Figure3: Contiguous Array Cache Hits
3.3. Software cache prefetch
Now let’s look at the test_pointer<1>
function. We can see that using _mm_prefetch
for software cache prefetching results in fewer cache misses, thus guaranteeing lower latency for accessing instructions. However, the latency is still not as good as hardware cache prefetching for a number of reasons:
_mm_prefetch
itself also consumes CPU clock and cannot be called too much.- The addresses that require software prefetching are difficult to determine. Too many hard-coded addresses are not appropriate.
- Invalid software prefetches can lead to cache pollution. The specific indicator is “INEFFECTIVE_SW_PF”. Since the minimum unit of cache prefetch is cache line capacity, it can be seen that there are 128.67 invalid software cache prefetches per thousand instructions in the example, which needs to be avoided in actual projects.
To sum up, software prefetching is a trade-off when hardware prefetching is not possible. It can reduce some of the latency, but it’s hard to be optimal. Similar to hardware prefetching, software prefetching strategies vary by CPU model. “AMD Ryzen™ Processor software optimization GDC 2023”, p. 22, can be a useful reference.

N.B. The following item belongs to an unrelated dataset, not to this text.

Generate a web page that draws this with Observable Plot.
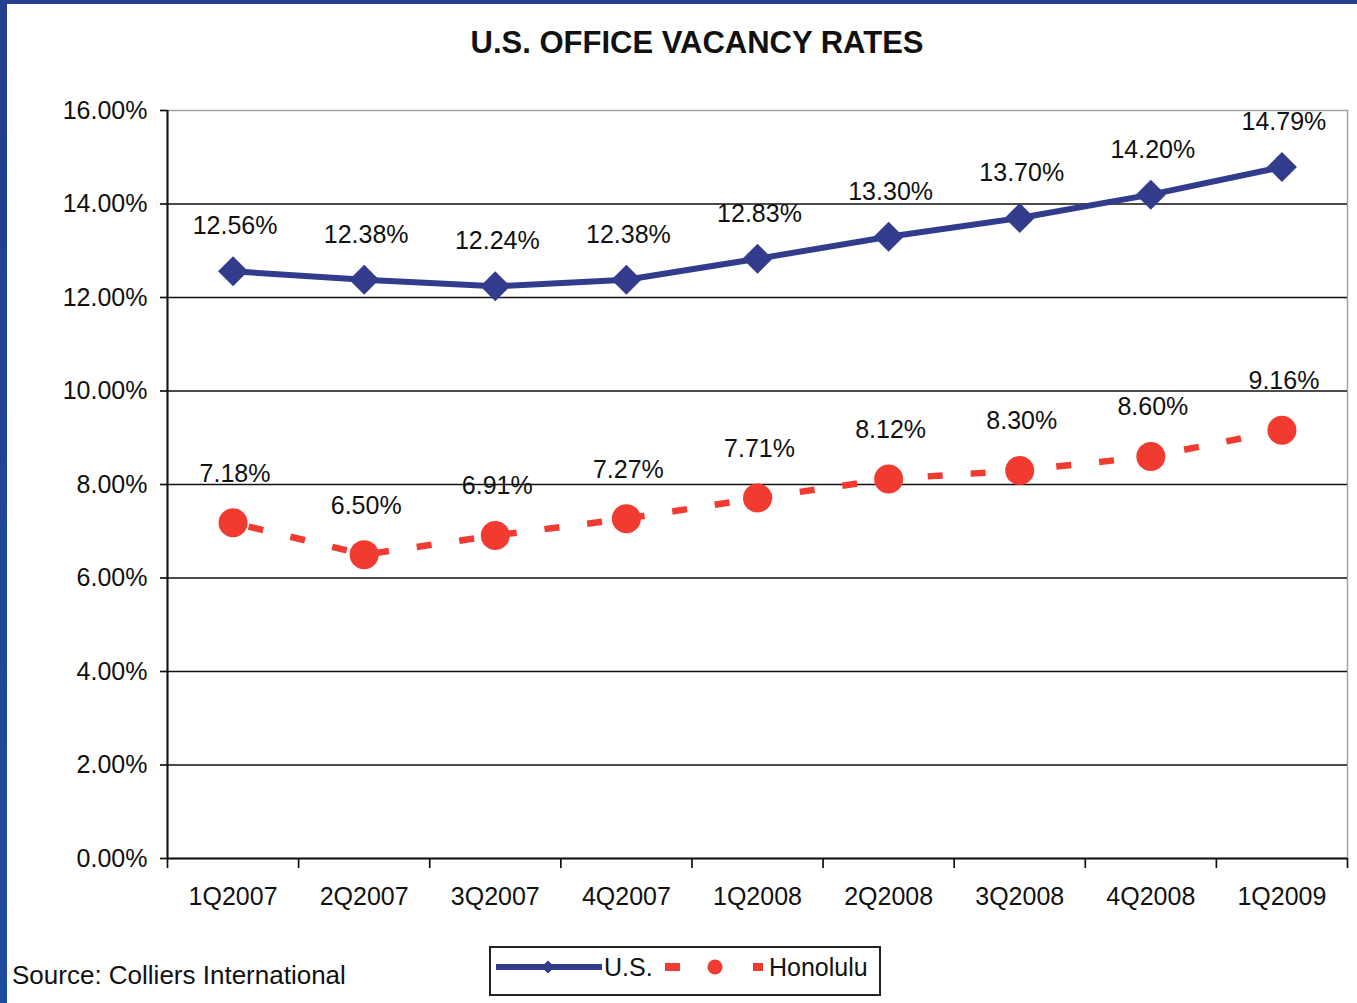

Figure4: Pointer Array Cache Prefetch
Chapter 4 – Conclusion
This blog uses cache invalidation as a simple example to show you how to analyze PMC and provides a workaround. It must be noted, however, that caching issues are extremely complex. The example presented in this blog is just one of the more common ones. We will probably cover issues like cache alignment and multi-core ping-pong cache in the future. Hitherto, a complete cache invalidation analysis process has been completed. You can see the huge performance gaps behind the different memory operations. Ensuring that the program can make the most of the CPU cache to reduce latency is also a task for software optimization.
Finally, I wish you all success in your work.